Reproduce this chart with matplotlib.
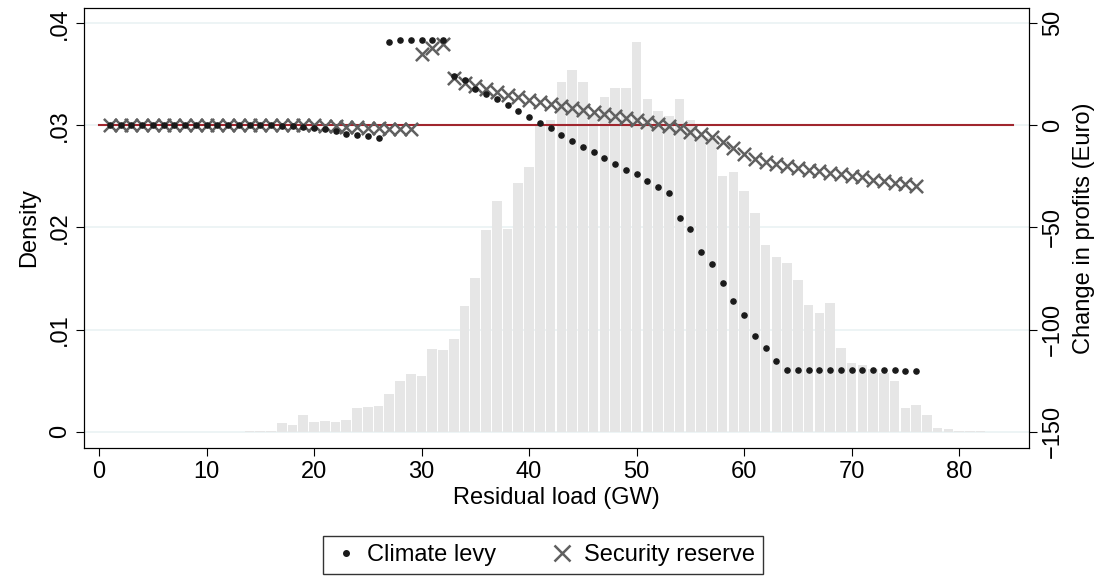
import numpy as np
import matplotlib.pyplot as plt
from matplotlib.lines import Line2D

plt.rcParams['font.family'] = ['Liberation Sans', 'DejaVu Sans']

# histogram of residual load (bin centres in GW, density)
bin_centres = list(range(14, 83))
density = [0.0001, 0.0001, 0.0001,
           0.0008, 0.0007, 0.0016, 0.0009, 0.0010, 0.0009, 0.0011, 0.0023, 0.0024, 0.0025,
           0.0037, 0.0050, 0.0056, 0.0055, 0.0081, 0.0080, 0.0091, 0.0123, 0.0151, 0.0198,
           0.0226, 0.0199, 0.0244, 0.0259, 0.0300, 0.0305, 0.0343, 0.0354, 0.0343, 0.0310,
           0.0328, 0.0337, 0.0337, 0.0382, 0.0326, 0.0314, 0.0309, 0.0326, 0.0305, 0.0289,
           0.0289, 0.0250, 0.0254, 0.0236, 0.0214, 0.0183, 0.0171, 0.0165, 0.0149, 0.0124,
           0.0116, 0.0126, 0.0082, 0.0067, 0.0065, 0.0061, 0.0057, 0.0050, 0.0023, 0.0026,
           0.0016, 0.0004, 0.0003, 0.0001, 0.0001, 0.0001]

load = list(range(1, 77))
climate_levy = ([0.0] * 16 + [-0.3, -0.5, -0.8, -1.2, -1.8, -2.5, -4.0, -4.5, -5.4, -6.0] +
                [41, 42, 42, 42, 42, 42,
                 24, 22, 18, 15.5, 13, 10, 7, 4, 1, -1.5, -4.5, -7.5, -10.5, -13, -16, -19,
                 -22, -24, -27, -30, -33, -45.5, -50.5, -62, -68, -77, -86, -93, -103, -109,
                 -115.5, -120, -120, -120, -120, -120, -120, -120, -120, -120, -120, -120,
                 -120.5, -120.5])
security_reserve = ([0.0] * 20 + [-0.3, -0.5, -0.7, -1.0, -1.2, -1.4, -1.6, -1.8, -2.0] +
                    [35, 38, 40,
                     23, 21, 19.5, 18, 16.5, 15, 14, 12.5, 11.5, 10.5, 9.5, 8.5, 7.5, 6.5, 5.5,
                     4.5, 3.5, 2.5, 1.5, 0.5, -0.5, -1.5, -3, -4, -5.5, -8, -11, -14, -16.5,
                     -18, -19, -20, -21, -22, -22.5, -23.5, -24, -25, -25.5, -26.5, -27, -28,
                     -28.5, -29.5])

fig = plt.figure(figsize=(11.13, 5.81), dpi=100)
ax = fig.add_axes([84 / 1113, 1 - 448 / 581, (1029 - 84) / 1113, (448 - 8) / 581])
ax.bar(bin_centres, density, width=0.9, color='#e6e6e6', zorder=1)
ax.set_ylim(-0.0016, 0.0415)
ax.set_xlim(-1.4, 86.5)
ax.set_yticks([0, 0.01, 0.02, 0.03, 0.04])
ax.set_yticklabels(['0', '.01', '.02', '.03', '.04'], rotation=90, va='center')
ax.set_xticks(range(0, 81, 10))
ax.grid(axis='y', color='#eaf2f3', linewidth=1.2, zorder=0)
ax.set_axisbelow(True)
ax.set_xlabel('Residual load (GW)', fontsize=17, labelpad=3)
ax.set_ylabel('Density', fontsize=17, labelpad=6)
ax.tick_params(labelsize=17, length=6)

ax2 = ax.twinx()
ax2.set_ylim(-158, 57.5)
ax2.set_yticks([-150, -100, -50, 0, 50])
ax2.set_yticklabels(['\u2212150', '\u2212100', '\u221250', '0', '50'], rotation=90, va='center')
ax2.tick_params(labelsize=17, length=6)
ax2.set_ylabel('Change in profits (Euro)', fontsize=17, labelpad=6)
ax2.plot([0, 85], [0, 0], color='#a0262e', linewidth=1.5, zorder=2)
ax2.scatter(load, security_reserve, marker='x', s=90, color='#606060', linewidths=1.8, zorder=3)
ax2.scatter(load, climate_levy, marker='o', s=14, color='#1a1a1a', zorder=4)

handles = [Line2D([], [], marker='o', linestyle='', color='#1a1a1a', markersize=4),
           Line2D([], [], marker='x', linestyle='', color='#606060', markersize=12, markeredgewidth=1.8)]
fig.legend(handles, ['Climate levy', 'Security reserve'], loc='center', ncol=2,
           bbox_to_anchor=(0.488, 0.045), fontsize=17, frameon=True, fancybox=False,
           edgecolor='black', handletextpad=0.3, columnspacing=2.2, borderpad=0.35,
           handlelength=1.2, borderaxespad=0.2)

fig.savefig('out.png', dpi=100)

== Aim ==
Transcribe the whole listing exactly. Pictures stay out of your copy.

== Result for this exercise ==
Reproduce this chart with matplotlib.
import numpy as np
import matplotlib.pyplot as plt
from matplotlib.lines import Line2D

plt.rcParams['font.family'] = ['Liberation Sans', 'DejaVu Sans']

# histogram of residual load (bin centres in GW, density)
bin_centres = list(range(14, 83))
density = [0.0001, 0.0001, 0.0001,
           0.0008, 0.0007, 0.0016, 0.0009, 0.0010, 0.0009, 0.0011, 0.0023, 0.0024, 0.0025,
           0.0037, 0.0050, 0.0056, 0.0055, 0.0081, 0.0080, 0.0091, 0.0123, 0.0151, 0.0198,
           0.0226, 0.0199, 0.0244, 0.0259, 0.0300, 0.0305, 0.0343, 0.0354, 0.0343, 0.0310,
           0.0328, 0.0337, 0.0337, 0.0382, 0.0326, 0.0314, 0.0309, 0.0326, 0.0305, 0.0289,
           0.0289, 0.0250, 0.0254, 0.0236, 0.0214, 0.0183, 0.0171, 0.0165, 0.0149, 0.0124,
           0.0116, 0.0126, 0.0082, 0.0067, 0.0065, 0.0061, 0.0057, 0.0050, 0.0023, 0.0026,
           0.0016, 0.0004, 0.0003, 0.0001, 0.0001, 0.0001]

load = list(range(1, 77))
climate_levy = ([0.0] * 16 + [-0.3, -0.5, -0.8, -1.2, -1.8, -2.5, -4.0, -4.5, -5.4, -6.0] +
                [41, 42, 42, 42, 42, 42,
                 24, 22, 18, 15.5, 13, 10, 7, 4, 1, -1.5, -4.5, -7.5, -10.5, -13, -16, -19,
                 -22, -24, -27, -30, -33, -45.5, -50.5, -62, -68, -77, -86, -93, -103, -109,
                 -115.5, -120, -120, -120, -120, -120, -120, -120, -120, -120, -120, -120,
                 -120.5, -120.5])
security_reserve = ([0.0] * 20 + [-0.3, -0.5, -0.7, -1.0, -1.2, -1.4, -1.6, -1.8, -2.0] +
                    [35, 38, 40,
                     23, 21, 19.5, 18, 16.5, 15, 14, 12.5, 11.5, 10.5, 9.5, 8.5, 7.5, 6.5, 5.5,
                     4.5, 3.5, 2.5, 1.5, 0.5, -0.5, -1.5, -3, -4, -5.5, -8, -11, -14, -16.5,
                     -18, -19, -20, -21, -22, -22.5, -23.5, -24, -25, -25.5, -26.5, -27, -28,
                     -28.5, -29.5])

fig = plt.figure(figsize=(11.13, 5.81), dpi=100)
ax = fig.add_axes([84 / 1113, 1 - 448 / 581, (1029 - 84) / 1113, (448 - 8) / 581])
ax.bar(bin_centres, density, width=0.9, color='#e6e6e6', zorder=1)
ax.set_ylim(-0.0016, 0.0415)
ax.set_xlim(-1.4, 86.5)
ax.set_yticks([0, 0.01, 0.02, 0.03, 0.04])
ax.set_yticklabels(['0', '.01', '.02', '.03', '.04'], rotation=90, va='center')
ax.set_xticks(range(0, 81, 10))
ax.grid(axis='y', color='#eaf2f3', linewidth=1.2, zorder=0)
ax.set_axisbelow(True)
ax.set_xlabel('Residual load (GW)', fontsize=17, labelpad=3)
ax.set_ylabel('Density', fontsize=17, labelpad=6)
ax.tick_params(labelsize=17, length=6)

ax2 = ax.twinx()
ax2.set_ylim(-158, 57.5)
ax2.set_yticks([-150, -100, -50, 0, 50])
ax2.set_yticklabels(['\u2212150', '\u2212100', '\u221250', '0', '50'], rotation=90, va='center')
ax2.tick_params(labelsize=17, length=6)
ax2.set_ylabel('Change in profits (Euro)', fontsize=17, labelpad=6)
ax2.plot([0, 85], [0, 0], color='#a0262e', linewidth=1.5, zorder=2)
ax2.scatter(load, security_reserve, marker='x', s=90, color='#606060', linewidths=1.8, zorder=3)
ax2.scatter(load, climate_levy, marker='o', s=14, color='#1a1a1a', zorder=4)

handles = [Line2D([], [], marker='o', linestyle='', color='#1a1a1a', markersize=4),
           Line2D([], [], marker='x', linestyle='', color='#606060', markersize=12, markeredgewidth=1.8)]
fig.legend(handles, ['Climate levy', 'Security reserve'], loc='center', ncol=2,
           bbox_to_anchor=(0.488, 0.045), fontsize=17, frameon=True, fancybox=False,
           edgecolor='black', handletextpad=0.3, columnspacing=2.2, borderpad=0.35,
           handlelength=1.2, borderaxespad=0.2)

fig.savefig('out.png', dpi=100)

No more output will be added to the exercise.